Da mesma forma como as características do sistema educacional impactam os processos de aprendizagem, os parâmetros que estruturam o sistema científico também são reveladores dos modos de produção de conhecimento. Nesse caso, percebe-se que o modelo produtivista, que consolidou o sistema científico nas últimas décadas, exige uma velocidade de publicação que, com frequência, resulta na produção de respostas para perguntas nem sempre relevantes.
No caso das bibliotecas, a prioridade continua sendo incontornável: criar e desenvolver bibliotecas com acervos significativos em escolas e bairros — um desafio que nunca superamos. A inovação, por sua vez, está na utilização de plataformas de serviços de biblioteca modernas, que permitam a construção de uma infraestrutura de uso comum por uma vasta rede de instituições. Nos países desenvolvidos, essa tecnologia já está sendo utilizada com essa finalidade, possibilitando uma gestão de dados colaborativa e enriquecida. Sistemas em código aberto, sem cobrança de licenças, permitem o uso em larga escala com sustentabilidade econômica. Seus padrões de registro bibliográfico possibilitam a conexão com múltiplos serviços de dados, superando os limites institucionais.
Esses chamados dados linkados tornam possível a integração dos registros bibliográficos em buscas realizadas em outras plataformas da internet e uma apresentação visualmente mais atrativa nos próprios catálogos, com recursos de recomendação. Os dados da biblioteca passam a ser visíveis além de seus próprios sistemas e se aproximam da experiência de descoberta de informação oferecida por plataformas como o Google.
A aplicação desse modelo em um país em desenvolvimento como o Brasil poderia cumprir ainda uma função estratégica para a formulação de políticas públicas para o setor. A inclusão, nesse sistema, de todas as escolas, municípios e bairros que se autodeclaram em censos como possuidores de bibliotecas permitiria mapear sua existência real. Teríamos, finalmente, uma ferramenta de diagnóstico que permitiria identificar lacunas e orientar investimentos para saná-las. Bibliotecas com livros interessantes e acessíveis têm alto potencial para ampliar a parcela leitora de nossa população. Com o exercício dos neurônios da leitura, os áudios, vídeos e sistemas de inteligência artificial poderão consolidar os processos de conhecimento — e não superficializá-los.

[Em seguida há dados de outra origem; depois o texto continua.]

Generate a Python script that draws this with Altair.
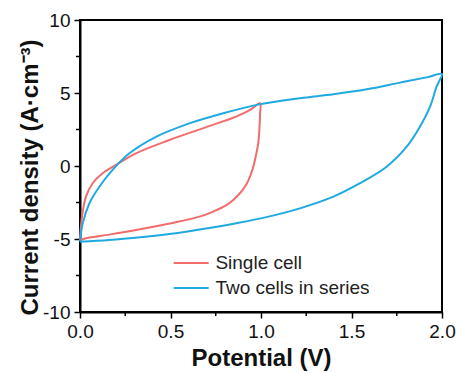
import altair as alt
import pandas as pd

# Cyclic voltammograms: forward (charge) sweep followed by the reverse sweep
single_v = [0.0, 0.011, 0.033, 0.07, 0.125, 0.199, 0.309, 0.494, 0.678, 0.862, 0.94, 0.995,
            0.995, 0.985, 0.97, 0.954, 0.93, 0.899, 0.85, 0.807, 0.74, 0.678, 0.53, 0.346, 0.162, 0.052, 0.0]
single_j = [-5.05, -3.47, -2.1, -1.18, -0.5, 0.07, 0.87, 1.78, 2.58, 3.38, 3.84, 4.3,
            3.6, 1.6, 0.6, -0.2, -1.0, -1.64, -2.3, -2.7, -3.1, -3.4, -3.85, -4.3, -4.7, -4.9, -5.07]

series_v = [0.0, 0.015, 0.052, 0.107, 0.18, 0.273, 0.42, 0.604, 0.788, 0.99, 1.215, 1.4, 1.584, 1.768, 1.915, 2.0,
            1.986, 1.97, 1.934, 1.878, 1.805, 1.694, 1.547, 1.4, 1.215, 1.03, 0.85, 0.714, 0.53, 0.346, 0.162, 0.0]
series_j = [-5.18, -3.93, -2.55, -1.42, -0.27, 0.87, 2.0, 2.92, 3.6, 4.22, 4.64, 4.91, 5.25, 5.71, 6.07, 6.3,
            5.85, 5.43, 4.06, 2.69, 1.32, -0.05, -1.18, -2.1, -2.9, -3.5, -3.95, -4.25, -4.6, -4.86, -5.07, -5.18]

labels = ["Single cell", "Two cells in series"]
colors = ["#F36C6C", "#1EA9E1"]

x_major = [0.0, 0.5, 1.0, 1.5, 2.0]
x_minor = [0.25, 0.75, 1.25, 1.75]
y_major = [-10, -5, 0, 5, 10]
y_minor = [-7.5, -2.5, 2.5, 7.5]

rows = []
for i, (v, j) in enumerate(zip(single_v, single_j)):
    rows.append({"series": labels[0], "idx": i, "v": v, "j": j})
for i, (v, j) in enumerate(zip(series_v, series_j)):
    rows.append({"series": labels[1], "idx": i, "v": v, "j": j})
df = pd.DataFrame(rows)

FONT = "Liberation Sans"
W, H = 362, 292

xscale = alt.Scale(domain=[0, 2], nice=False, zero=False)
yscale = alt.Scale(domain=[-10, 10], nice=False, zero=False)

# legend key: a long horizontal stroke drawn from a small symbol size so rows stay compact
legend = alt.Legend(title=None, orient="none", legendX=101.7, legendY=233.5,
                    symbolType="M-3,0H3", symbolSize=136, symbolStrokeWidth=2,
                    symbolFillColor="transparent",
                    labelFontSize=19, labelFont=FONT, labelColor="#222222",
                    labelOffset=14.7, rowPadding=5, padding=0)

curves = alt.Chart(df).mark_line(strokeWidth=2, interpolate="catmull-rom").encode(
    x=alt.X("v:Q", scale=xscale,
            axis=alt.Axis(values=x_major, format=".1f", title="Potential (V)",
                          titleX=W / 2, titleY=53, titleBaseline="alphabetic")),
    y=alt.Y("j:Q", scale=yscale,
            axis=alt.Axis(values=y_major, labelExpr="'' + datum.value",
                          title="Current density (A·cm⁻³)",
                          titleX=-43, titleY=157, titleBaseline="alphabetic")),
    color=alt.Color("series:N", scale=alt.Scale(domain=labels, range=colors), legend=legend),
    order="idx:Q",
)

minor_x = alt.Chart(pd.DataFrame({"v": x_minor})).mark_rule(color="black", strokeWidth=1.5).encode(
    x=alt.X("v:Q", scale=xscale),
    y=alt.value(H), y2=alt.value(H + 4),
)
minor_y = alt.Chart(pd.DataFrame({"j": y_minor})).mark_rule(color="black", strokeWidth=1.5).encode(
    y=alt.Y("j:Q", scale=yscale),
    x=alt.value(-4), x2=alt.value(0),
)

chart = alt.layer(curves, minor_x, minor_y).properties(
    width=W, height=H,
    autosize=alt.AutoSizeParams(type="none"),
    padding={"left": 80, "top": 20, "right": 17, "bottom": 61},
    background="white",
).configure_view(
    stroke="black", strokeWidth=2
).configure_axis(
    grid=False,
    domainColor="black", domainWidth=2,
    tickColor="black", tickWidth=1.5, tickSize=6,
    labelFont=FONT, labelFontSize=19, labelColor="#111111", labelPadding=4,
    labelFlush=False, labelOverlap=False,
    titleFont=FONT, titleFontSize=24, titleFontWeight="bold", titleColor="#111111",
)

chart.save("out.html", embed_options={"renderer": "svg", "actions": False})
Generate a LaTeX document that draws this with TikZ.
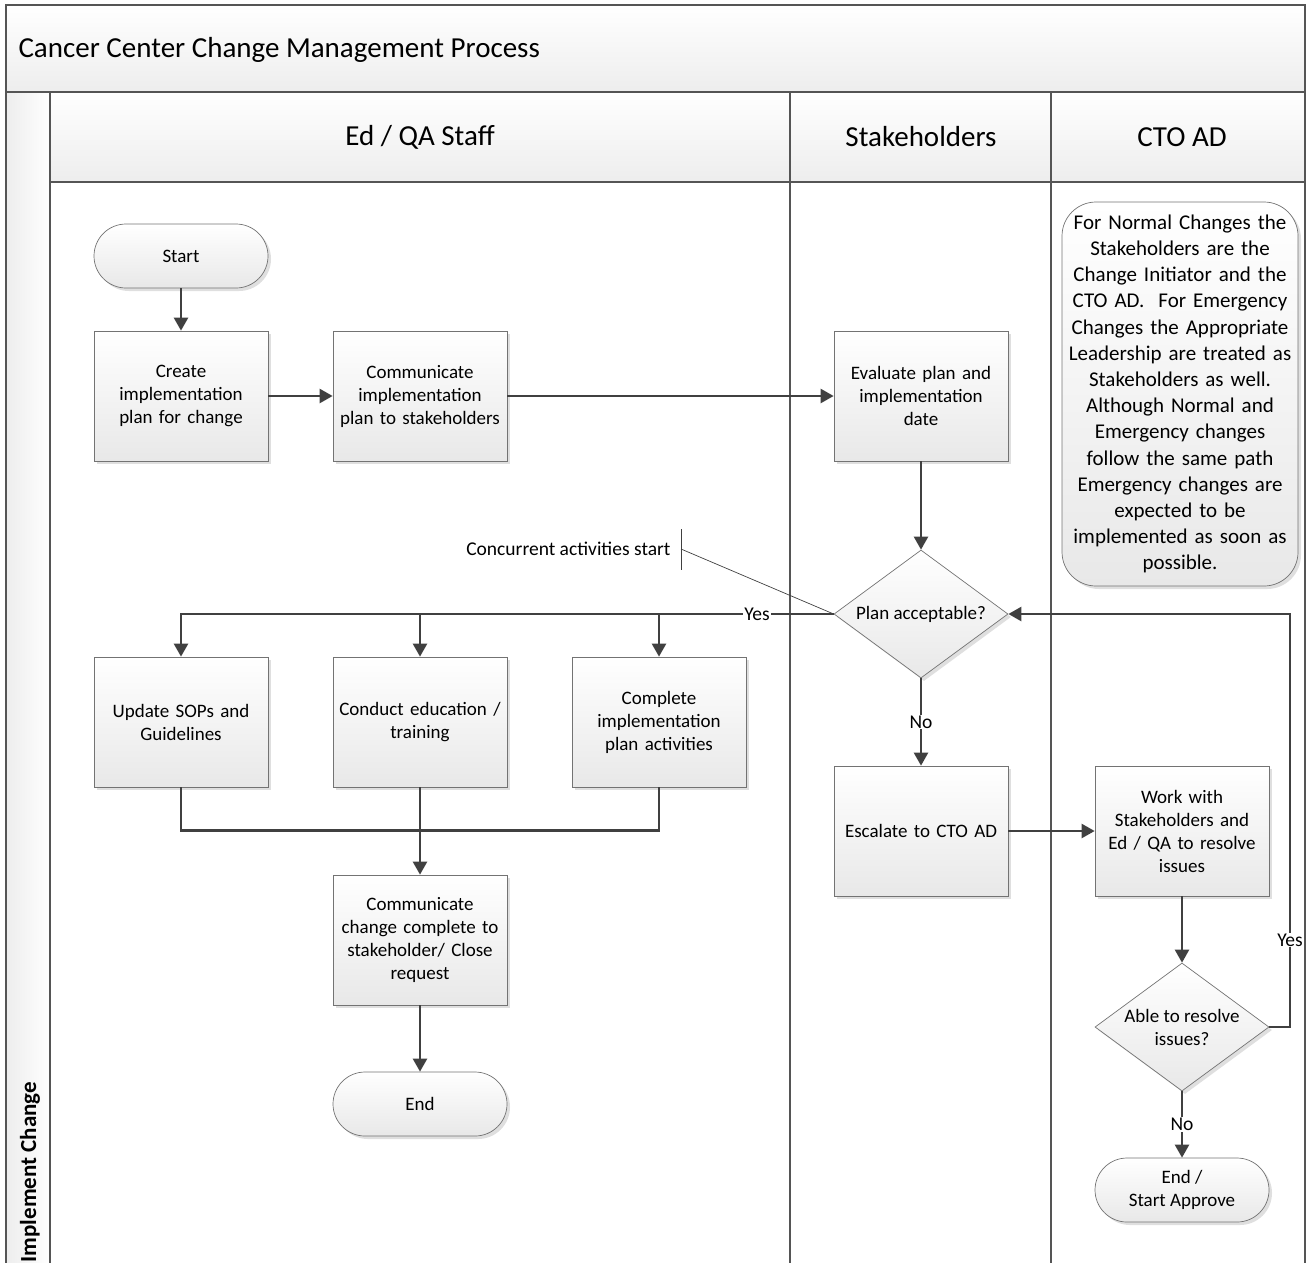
\documentclass[tikz,border=0pt]{standalone}
\usepackage{fontspec}
\setmainfont{Carlito}
\usetikzlibrary{shapes.geometric,arrows.meta,shadows}
\definecolor{linec}{HTML}{404040}
\definecolor{framec}{HTML}{555555}
\begin{document}
\begin{tikzpicture}[x=1pt,y=-1pt,
  frame/.style={draw=framec, line width=1.3pt},
  box/.style={draw=black!55, line width=0.7pt, top color=white, bottom color=black!9,
    drop shadow={shadow xshift=3pt, shadow yshift=-3pt, fill=black!25, opacity=0.5},
    font=\fontsize{19}{23}\selectfont, align=center},
  proc/.style={box, rectangle, minimum width=174pt, minimum height=130pt, text width=172pt, inner sep=1pt},
  term/.style={box, rectangle, rounded corners=32pt, minimum width=174pt, minimum height=64pt},
  dec/.style={box, diamond, minimum width=174pt, minimum height=128pt, inner sep=0pt},
  conn/.style={draw=linec, line width=2.4pt},
  arr/.style={conn, -{Triangle[length=13pt,width=14pt]}},
  lbl/.style={font=\fontsize{19.5}{22}\selectfont, fill=white, inner sep=1pt},
  hdr/.style={font=\fontsize{29}{34}\selectfont}
]
\useasboundingbox (0,0) rectangle (1306,1262);
\clip (0,0) rectangle (1306,1262);
% frame
\shade[top color=white, bottom color=black!7] (6,5) rectangle (1305,92);
\shade[top color=white, bottom color=black!7] (50,92) rectangle (1305,182);
\shade[left color=black!7, right color=white] (6,92) rectangle (50,1300);
\draw[frame] (6,5) rectangle (1305,1300);
\draw[frame] (6,92) -- (1305,92);
\draw[frame] (50,92) -- (50,1300);
\draw[frame] (50,182) -- (1305,182);
\draw[frame] (790,92) -- (790,1300);
\draw[frame] (1051,92) -- (1051,1300);
\node[anchor=west, font=\fontsize{29}{34}\selectfont] (title) at (15,50) {Cancer Center Change Management Process};
\node[hdr] (h1) at (420,137) {Ed / QA Staff};
\node[hdr] (h2) at (921,137) {Stakeholders};
\node[hdr] (h3) at (1182,137) {CTO AD};
\node[rotate=90, font=\fontsize{23}{26}\bfseries\selectfont] (lane) at (30,1172) {Implement Change};

% nodes
\node[term] (start) at (181,256) {Start};
\node[proc] (create) at (181,396) {Create\\implementation\\plan for change};
\node[proc] (comm) at (420,396) {Communicate\\implementation\\plan to stakeholders};
\node[proc] (eval) at (921,396) {Evaluate plan and\\implementation\\date};
\node[dec, label={[font=\fontsize{19}{23}\selectfont]center:Plan acceptable?}] (acc) at (921,614) {};
\node[proc] (upd) at (181,722) {Update SOPs and\\Guidelines};
\node[proc] (cond) at (420,722) {Conduct education /\\training};
\node[proc] (compl) at (659,722) {Complete\\implementation\\plan activities};
\node[proc] (commc) at (420,940) {Communicate\\change complete to\\stakeholder/ Close\\request};
\node[term] (end) at (420,1104) {End};
\node[proc] (esc) at (921,831) {Escalate to CTO AD};
\node[proc] (work) at (1182,831) {Work with\\Stakeholders and\\Ed / QA to resolve\\issues};
\node[dec, label={[align=center, font=\fontsize{19}{23}\selectfont]center:Able to resolve\\issues?}] (able) at (1182,1027) {};
\node[term] (endsa) at (1182,1190) {End /\\Start Approve};
\node[box, rectangle, rounded corners=34pt, minimum width=233pt, minimum height=384pt, text width=236pt, inner sep=0pt, font=\fontsize{21}{26.2}\selectfont] (note) at (1180,394)
 {For Normal Changes the\\Stakeholders are the\\Change Initiator and the\\CTO AD.\ \ For Emergency\\Changes the Appropriate\\Leadership are treated as\\Stakeholders as well.\\Although Normal and\\Emergency changes\\follow the same path\\Emergency changes are\\expected to be\\implemented as soon as\\possible.};

% annotation
\node[anchor=east, font=\fontsize{19.5}{22}\selectfont] (ann) at (674,549) {Concurrent activities start};
\coordinate (bt) at (681,529);
\coordinate (bb) at (681,570);
\coordinate (bm) at (681,549);
\draw[draw=linec, line width=0.7pt] (bt) -- (bb);
\draw[draw=linec, line width=0.7pt] (bm) -- (acc.west);

% connectors
\draw[arr] (start) -- (create);
\draw[arr] (create) -- (comm);
\draw[arr] (comm) -- (eval);
\draw[arr] (eval) -- (acc);
\draw[arr] (acc.west) -| (upd.north);
\draw[arr] (cond.north |- acc.west) -- (cond.north);
\draw[arr] (compl.north |- acc.west) -- (compl.north);
\node[lbl] (yes1) at (757,614) {Yes};
\draw[arr] (acc.south) -- node[lbl] (no1) {No} (esc.north);
\draw[arr] (esc) -- (work);
\draw[arr] (work) -- (able);
\coordinate (rt) at (1290,1027);
\draw[arr] (able.east) -- (rt) -- (rt |- acc.east) -- (acc.east);
\node[lbl] (yes2) at (1290,940) {Yes};
\draw[arr] (able.south) -- node[lbl] (no2) {No} (endsa.north);
\draw[conn] (upd.south) -- ++(0,43) -| (compl.south);
\draw[arr] (cond.south) -- (commc.north);
\draw[arr] (commc) -- (end);
\end{tikzpicture}
\end{document}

No caso das editoras, há também um espaço promissor de inovação, sobretudo no uso de repositórios digitais e conteúdos multimídia com vistas à promoção da integridade das evidências científicas e à comunicação com públicos mais amplos. No entanto, pessoalmente, acho que a prioridade requer uma iniciativa de outra natureza, que não apenas tecnológica: provocar a comunidade científica brasileira por meio do estabelecimento de linhas editoriais voltadas a problemas relevantes, que exijam respostas complexas — mas comunicadas de forma acessível.
Esse caminho envolve, em alguma medida, um retorno às abordagens que antecederam a ultraespecialização dos campos científicos — um fenômeno que, embora tenha resultado em avanços importantes, talvez precise agora de uma provocação que permita recompor sentidos e conectar diferentes áreas do conhecimento. O objetivo é promover também uma compreensão pública da ciência. Tal iniciativa pode contribuir para sensibilizar pesquisadores sobre a importância do impacto social — e não apenas do impacto acadêmico —, promovendo um debate mais amplo sobre os indicadores de avaliação em ciência e tecnologia utilizados pelas agências de fomento.
Essas prioridades e inovações são, a meu ver, essenciais para que bibliotecas e editoras universitárias cumpram seu papel como agentes de cidadania em uma era que ainda precisa merecer o nome de Era do Conhecimento.